When talking about Unicode, many people have preconceived ideas of what it is and what it means for software development. We're going to try to dispel these myths, so to be safe we'll start from the basic principles with a clean slate. It's hard to get much more basic than Figure 4-1.

Figure 4-1. The letter "a"

So what is this? It's a lowercase Latin character "a." Well, really it's a pattern of ink on paper (or pixels on the screen, depending on your medium) representing an agreed on letter shape. We'll refer to this shape as a glyph. This is only one of many glyphs representing the lowercase Latin character "a." Figure 4-2 is also a glyph.

Figure 4-2. A different glyph

It's a different shape with different curves but still represents the same character. Okay, simple so far. Each character has multiple glyph representations. At a computer level, we call these glyph sets fonts . When we need to store a sequence of these characters digitally, we usually store only the characters, not the glyphs themselves. We can also store information telling us which font to use to render the characters into glyphs, but the core information we're storing is still a sequence of characters.
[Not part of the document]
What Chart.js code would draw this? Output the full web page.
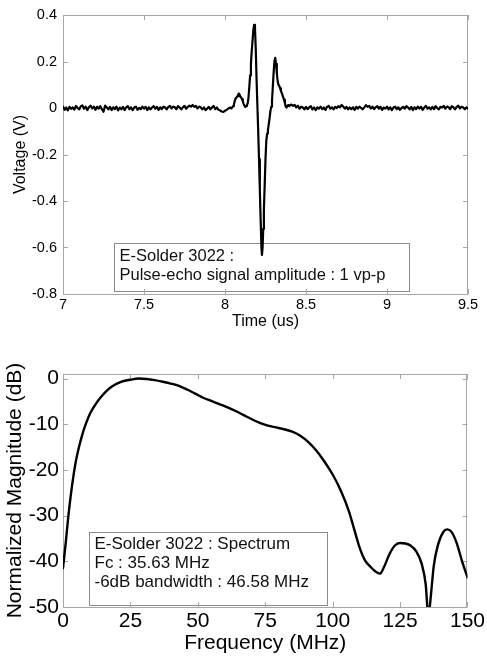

So how do we make the leap from a lowercase Latin character "a" to the binary sequence 01100001? We need two sets of mappings (although they're often grouped together into one set). The first, a character set, tells us how to take abstract characters and turn them into numbers. The second, an encoding, tells us how to take these numbers (or code points) and represent those using bits and bytes. So let's revisit; what is Figure 4-3?

Figure 4-3. The question of the letter "a" again

It's a glyph representing the lowercase Latin character "a." The ASCII character set tells us that the lowercase Latin character "a" has a code point of 0x61 (97 in decimal). The ASCII encoding then tells us that we can represent code point 0x61 by using the single byte 0x61.

Unicode was designed to be very compatible with ASCII, and so all ASCII code points are the same in Unicode. That is to say, the Latin lowercase "a" in Unicode also has the code point 0x61. In the UTF-8 encoding, code point 0x61 is represented by the single byte 0x61, just as with ASCII. In the UTF-16 encoding, code point 0x61 is represented as the pair of bytes 0x00 and 0x61. We'll take a look at some of the different Unicode encodings shortly.

Formatting Conventions

In Unicode, code points are referred to in the format U+AAAA, where AAAA is a four digit hexadecimal number. For code points beyond U+FFFF, the minimum number of digits needed to express the code point are used. For example, the code point for the Kharoshthi letter "A" is expressed as U+10A00. We'll be using this format for code points throughout the chapter, and the 0xAA format for encoded bytes.

So why do we want to use Unicode, since it looks so similar to ASCII? This is most easily answered with an example of something ASCII can't do, which is represent the character shown in Figure 4-4.

Figure 4-4. A character well outside of ASCII

This is the Bengali Vocalic RR character, Unicode code point U+09E0. In the UTF-8 encoding scheme, this code point maps to the bytes 0xE0 0xA7 0xA0. In the UTF-16 encoding, the same code point would be encoded using the pair of bytes 0x09 0xE0.